The Renewable Regulatory Fund (RRF) regulations require wind and solar projects that meet certain criteria to forecast and schedule their power on a day-ahead basis. This requirement will have significant operational and financial implications for the projects – the task of forecasting wind and solar power which are essentially variable in nature and dependent on many site-specific weather factors is complex in nature. At the same time, the scheduling, reconciliation and financial settlement requirements will also require on-ground coordination and liaisoning.
For basics on RRF mechanism, see our past newsletter – Newsletter Vol. XIV October 2011
What are the challenges faced by projects in implementing forecasting and scheduling?
As per order from CERC of Jan 2013, projects were required to start forecasting and scheduling their power from July 1, 2013. However, certain challenges remain that need to be ironed out (see last section).
There are several approaches and models for forecasting generation. It will be very important for projects to choose the appropriate one keeping in mind the accuracy required and operational costs (that can go up significantly depending on the level of real-time data needed). Solar projects in general should opt for correlation based models with basic weather data inputs considering the relative stability in day-to-day generation and no financial implications for deviations. Wind projects must choose carefully between very sophisticated real-time forecasts (which are expensive to run) and models that balance past data with periodic generation inputs.
Once fully functional, projects will need to ensure that they forecast and schedule their power, and also have a ‘Coordinating Agency’ appointed to manage the logistical requirements for scheduling, reporting and settlement.
The scheduling and forecasting has to be done on a pooling substation basis, which will often have turbines with multiple owners. The task of ‘de-pooling’ so that the settlement of charges can be done appropriately amongst all the owners within the wind farm will also be a challenging one. The data flow diagram for a typical forecasting mechanism can be explained below:
What is the status of implementing RRF?
The most recent pronouncement from CERC required RRF to be operational from July 1, 2013. However, based on our on-ground experience several challenges remain:
Project level – the level of accuracy achieved by various projects that have done trials leaves a lot to be desired. In such a scenario, projects may immediately face financial obligations
Infrastructure level – challenges remain in preparedness at all levels – at the coordinating agency and at some SLDCs in terms of preparedness. Various wind farms also have multiple owners, and de-pooling and the relevant reporting and contractual requirements are not yet in place in the majority of cases.
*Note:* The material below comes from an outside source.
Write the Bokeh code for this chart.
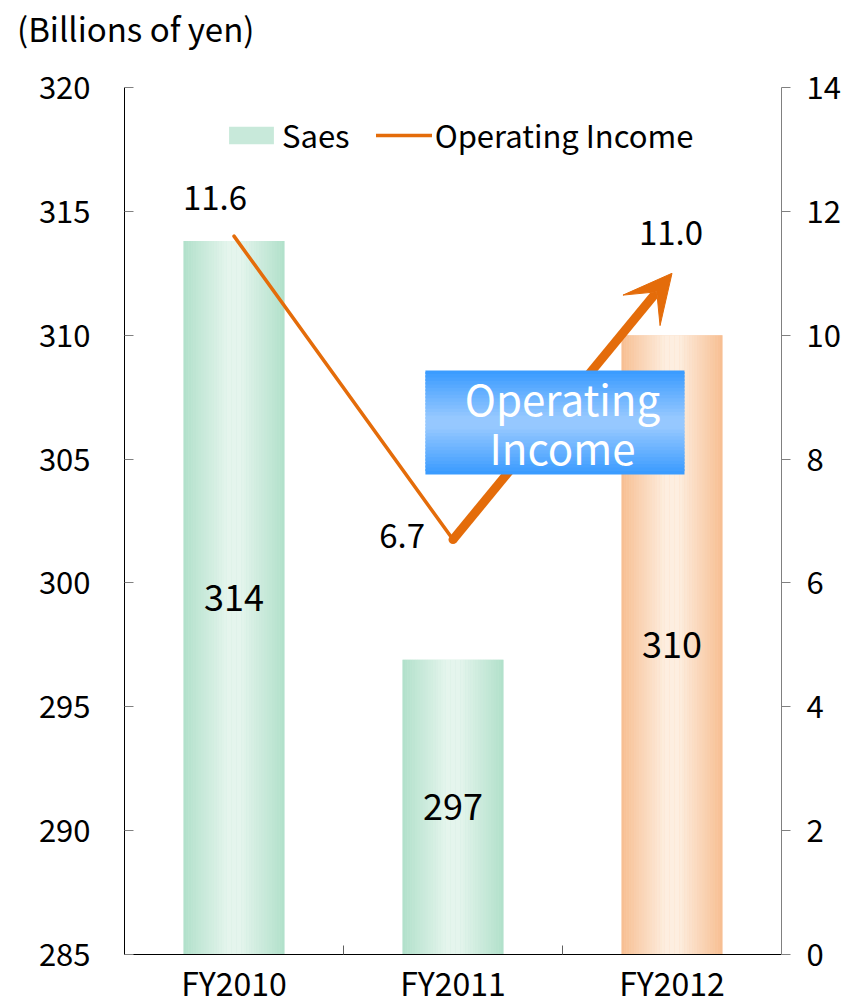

Clarity in regulations – CERC order of Jan 2013 stated as follows:“
We direct the staff of thee Commission to initiate the process for necessary amendments to the Grid Code in the light our decisions given in this Order. We direct NLDC to align the “Procedures for implementation of the mechanism of Renewable Regulatory Fund”” in accordance with our above directions and put up thee revised Procedures for approval of the Commission expeditiously. All concerned agencies are directed to gear up for implementation of the RRF mechanism w.e.f. 1.7.2013.
Pooling stations are to be regarded as “building blocks” as per recent order. Applicability of RRF is on pooling stations commissioned after May 3rd 2010. In case a pooling station was commissioned (say) 20 years back and two new feeders have been connected to the same after May 3rd 2010. Will the new feeders be eligible for participating in RRF mechanism?
At present, there is nothing strongly mentioned to address his particular issue as per current orders and same needs clarity as far as the operationability is concerned.